Azerbaijan on Friday marked the 29th anniversary of the bloodiest event during its 30-year war with Armenia, the Khojaly massacre.
The town, once home to more than 6,000 people, was populated by ethnic Azeris and lies just within the formerly autonomous Nagorno-Karabakh region.
Azerbaijan says 613 civilians were brutally massacred by ethnic Armenian forces on the night of February 25-26, 1992. The government claims that locally based Soviet military forces also took part in the massacre. That followed an incident a week earlier in which 67 civilians were killed by ethnic Armenians. Reporters and television footage at the time showed badly mutilated corpses, some of which appeared to have been burned alive.
Azerbaijani President Ilham Aliyev, during a ceremony in Baku, laid a wreath to the victims. Azerbaijani embassies abroad flew flags at half-mast. The date is a state day of remembrance. Government offices were closed.

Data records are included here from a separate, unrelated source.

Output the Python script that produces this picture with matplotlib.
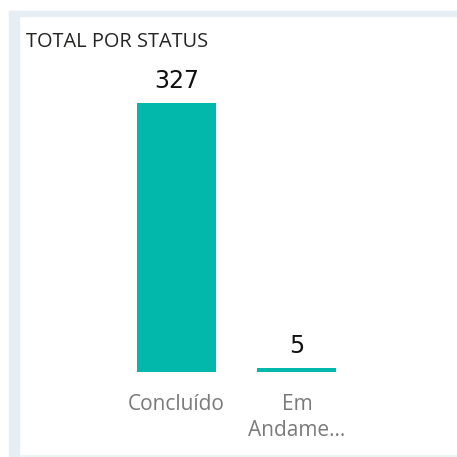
import matplotlib
matplotlib.use("Agg")
import matplotlib.pyplot as plt
from matplotlib.patches import Rectangle

# data
status = ["Concluído", "Em\nAndame..."]
total = [327, 5]

bar_color = "#01b8aa"
panel_color = "#e6edf3"

W = H = 457
fig = plt.figure(figsize=(W / 100, H / 100), dpi=100)
fig.patch.set_facecolor("white")

# panel frame (left strip + top strip)
fig.patches.append(Rectangle((9 / W, 0), 10 / W, 446 / H, transform=fig.transFigure,
                             color=panel_color, zorder=0))
fig.patches.append(Rectangle((9 / W, 441 / H), 448 / W, 5 / H, transform=fig.transFigure,
                             color=panel_color, zorder=0))
fig.patches.append(Rectangle((19 / W, 0), 438 / W, 2 / H, transform=fig.transFigure,
                             color="#eef3f3", zorder=0))

fig.text(26 / W, 1 - 42 / H, "TOTAL POR STATUS", ha="left", va="center",
         fontsize=14.4, color="#252423", family="Open Sans")

ax = fig.add_axes([20 / W, 85 / H, 437 / W, 269 / H])
ax.set_facecolor("none")
x = list(range(len(status)))
bars = ax.bar(x, total, width=0.656, color=bar_color)
ax.set_xlim(-1.30, 2.33)
ax.set_ylim(0, 327)

for b, v in zip(bars, total):
    ax.annotate(str(v), (b.get_x() + b.get_width() / 2, v), xytext=(0, 7),
                textcoords="offset points", ha="center", va="bottom",
                fontsize=17, color="#111111", family="DejaVu Sans", clip_on=False)

ax.set_xticks(x)
ax.set_xticklabels(status, fontsize=15, color="#7a7a7a", family="Open Sans",
                   linespacing=1.3)
ax.tick_params(axis="x", length=0, pad=16)
ax.set_yticks([])
for s in ax.spines.values():
    s.set_visible(False)

fig.savefig("out.png", dpi=100)
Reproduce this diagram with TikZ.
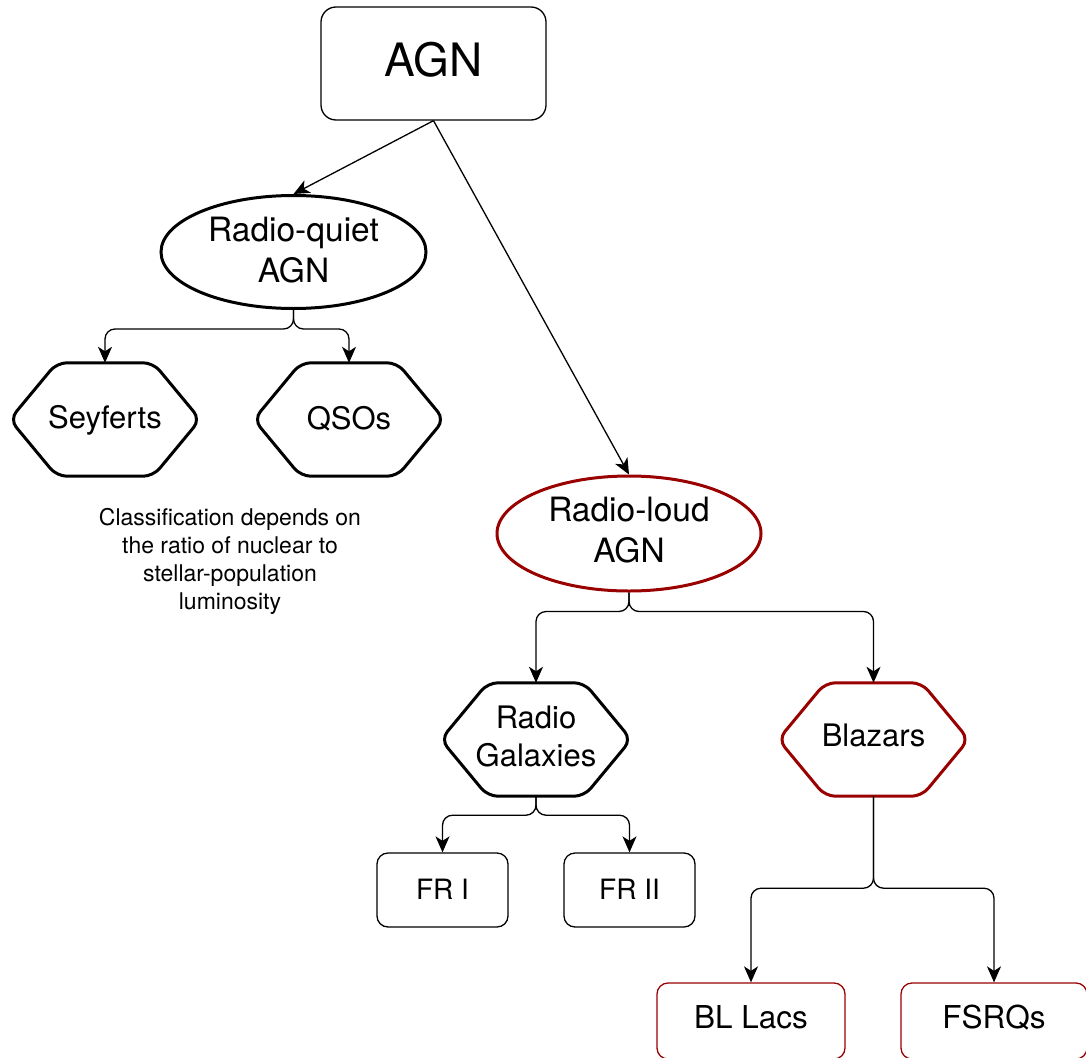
\documentclass[tikz,border=0pt]{standalone}
\usepackage{fontspec}
\setmainfont{TeX Gyre Heros}
\usetikzlibrary{shapes.geometric,arrows.meta}
\definecolor{dred}{RGB}{153,0,0}
\newcommand\hexdraw[2]{%
  \draw[#2, line width=3pt, rounded corners=10pt]
    (#1.north) -- ([xshift=-47pt]#1.north east) -- (#1.east)
    -- ([xshift=-47pt]#1.south east) -- ([xshift=47pt]#1.south west)
    -- (#1.west) -- ([xshift=47pt]#1.north west) -- cycle;}
\tikzset{
  txt/.style={align=center, inner sep=0pt, text=black},
  thinbox/.style={draw, line width=1.3pt, rounded corners=11pt, inner sep=0pt},
  ellnode/.style={ellipse, draw, line width=3pt, inner sep=0pt, minimum width=265pt, minimum height=113pt},
  hexnode/.style={inner sep=0pt, minimum width=190pt, minimum height=113pt},
  elltxt/.style={txt, font=\fontsize{33.5}{40.5}\selectfont},
  hextxt/.style={txt, font=\fontsize{31}{37.5}\selectfont},
  conn/.style={line width=1.3pt, rounded corners=10pt, -{Stealth[length=16pt,width=14pt,inset=4.5pt]}}
}
\begin{document}
\begin{tikzpicture}[x=1pt,y=-1pt]
\useasboundingbox (0,0) rectangle (1086,1057);
% top
\node[thinbox, rounded corners=15pt, minimum width=225pt, minimum height=113pt,
  label={[txt, font=\fontsize{46}{55}\selectfont, yshift=3.5pt]center:AGN}] (agn) at (433.5,63.5) {};
% ellipses
\node[ellnode, label={[elltxt, yshift=2pt]center:{Radio-quiet\\AGN}}] (rq) at (293.5,252) {};
\node[ellnode, draw=dred, minimum width=264pt, minimum height=115pt,
  label={[elltxt, yshift=3.5pt]center:{Radio-loud\\AGN}}] (rl) at (629,533.5) {};
% hexagons
\node[hexnode, label={[hextxt, yshift=-0.5pt]center:Seyferts}] (sey) at (105,419.5) {};
\node[hexnode, label={[hextxt, yshift=1pt]center:QSOs}] (qso) at (349,419.5) {};
\node[hexnode, label={[hextxt, yshift=3pt]center:{Radio\\Galaxies}}] (rg) at (536,739.5) {};
\node[hexnode, label={[hextxt, yshift=4pt]center:Blazars}] (bla) at (873.5,739.5) {};
\hexdraw{sey}{black}
\hexdraw{qso}{black}
\hexdraw{rg}{black}
\hexdraw{bla}{dred}
% boxes
\node[thinbox, minimum width=131pt, minimum height=74pt,
  label={[txt, font=\fontsize{28}{34}\selectfont, yshift=1pt]center:FR I}] (fr1) at (442.5,890) {};
\node[thinbox, minimum width=131pt, minimum height=74pt,
  label={[txt, font=\fontsize{28}{34}\selectfont, yshift=1pt]center:FR II}] (fr2) at (629.5,890) {};
\node[thinbox, draw=dred, minimum width=188pt, minimum height=76pt,
  label={[txt, font=\fontsize{31.5}{38}\selectfont, yshift=4pt]center:BL Lacs}] (bll) at (751,1021) {};
\node[thinbox, draw=dred, minimum width=186pt, minimum height=76pt,
  label={[txt, font=\fontsize{31.5}{38}\selectfont, yshift=3pt]center:FSRQs}] (fsrq) at (994,1021) {};
% note
\node[txt, font=\fontsize{23}{28}\selectfont] (note) at (230,561) {Classification depends on\\the ratio of nuclear to\\stellar-population\\luminosity};
% connectors
\draw[conn] (agn.south) -- (rq.north);
\draw[conn] (agn.south) -- (rl.north);
\draw[conn] (rq.south) -- ++(0,19) -| (sey.north);
\draw[conn] (rq.south) -- ++(0,19) -| (qso.north);
\draw[conn] (rl.south) -- ++(0,19) -| (rg.north);
\draw[conn] (rl.south) -- ++(0,19) -| (bla.north);
\draw[conn] (rg.south) -- ++(0,19) -| (fr1.north);
\draw[conn] (rg.south) -- ++(0,19) -| (fr2.north);
\draw[conn] (bla.south) -- ++(0,92) -| (bll.north);
\draw[conn] (bla.south) -- ++(0,92) -| (fsrq.north);
\end{tikzpicture}
\end{document}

Aliyev said the late 2020 44-day blitzkrieg, in which Azerbaijani forces took back seven districts occupied by Armenia – a lighting and humiliating defeat for Yerevan, had avenged the massacre.
“Armenia has never been in such a pathetic situation,” said Aliyev, addressing the fallout from Yerevan’s war losses and the current political crises in Armenia in his speech at a ceremony in the capital Baku.
Aside from the outright killings, the entire population was ethnically cleansed, and today no population or infrastructure remains.